Sitting in the Oval Office for the first time in four years, Trump said he's planning to imminently follow through with the massive tariffs he's threatened against Canada and Mexico.
"We're thinking in terms of 25 per cent on Mexico and Canada," Trump told reporters Monday, as he signed various executive orders, repeating his complaints about the border and fentanyl.
"I think Feb. 1 … I think we'll do it Feb. 1. On each."
The timeline remains fuzzy: Trump signed an executive order demanding a report by April 1 on the border, migration and fentanyl, which singled out Canada, Mexico and China, but said it could apply to other countries.
America's neighbours have now received a swift reminder of life under Trump as a never-ending roller-coaster of real threats, unfulfilled threats and negotiation.
It was part of a head-spinning series of executive actions that undid Biden policies on race, gender and climate change, including a re-withdrawal from both the Paris climate accord and the World Health Organization.
Unlike his first term, however, Trump isn't limiting threats to economic action.
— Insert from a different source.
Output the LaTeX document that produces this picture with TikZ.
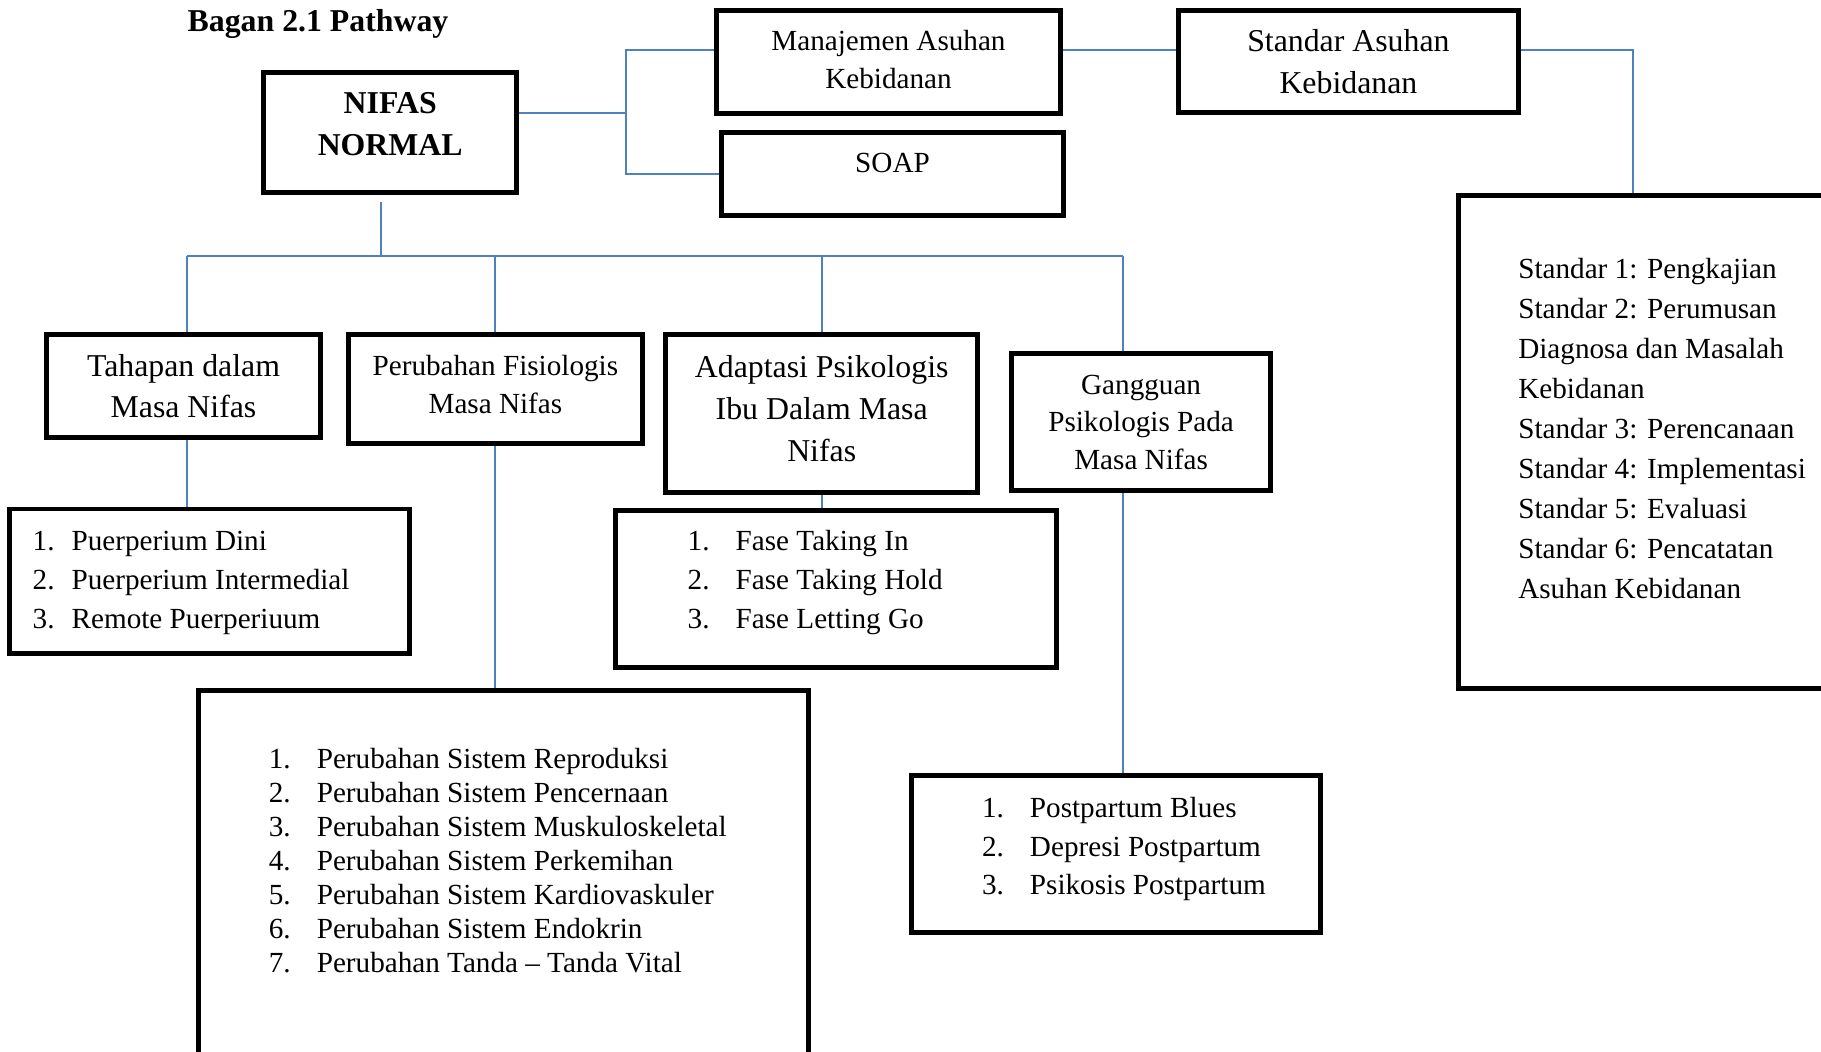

In rhetoric at least, he's gone a step further and begun threatening nations' sovereignty.
There were three extraordinary words in Trump's inaugural address, deep enough into a lengthy sentence they risked going unnoticed.
He called for expanding American territory — something the U.S. has not done in generations, and it's not entirely clear what he was referring to.
The phrase was among a laundry list of promises sandwiched between references to reclaiming the Panama Canal and planting the U.S. flag on Mars.
It was a notable turn of phrase given his repeated musings lately about Panama, making Canada a state and annexing Greenland.
It might be a joke, or a negotiating ploy, or unserious, given how deeply unpopular annexing Canada and Greenland appears to be.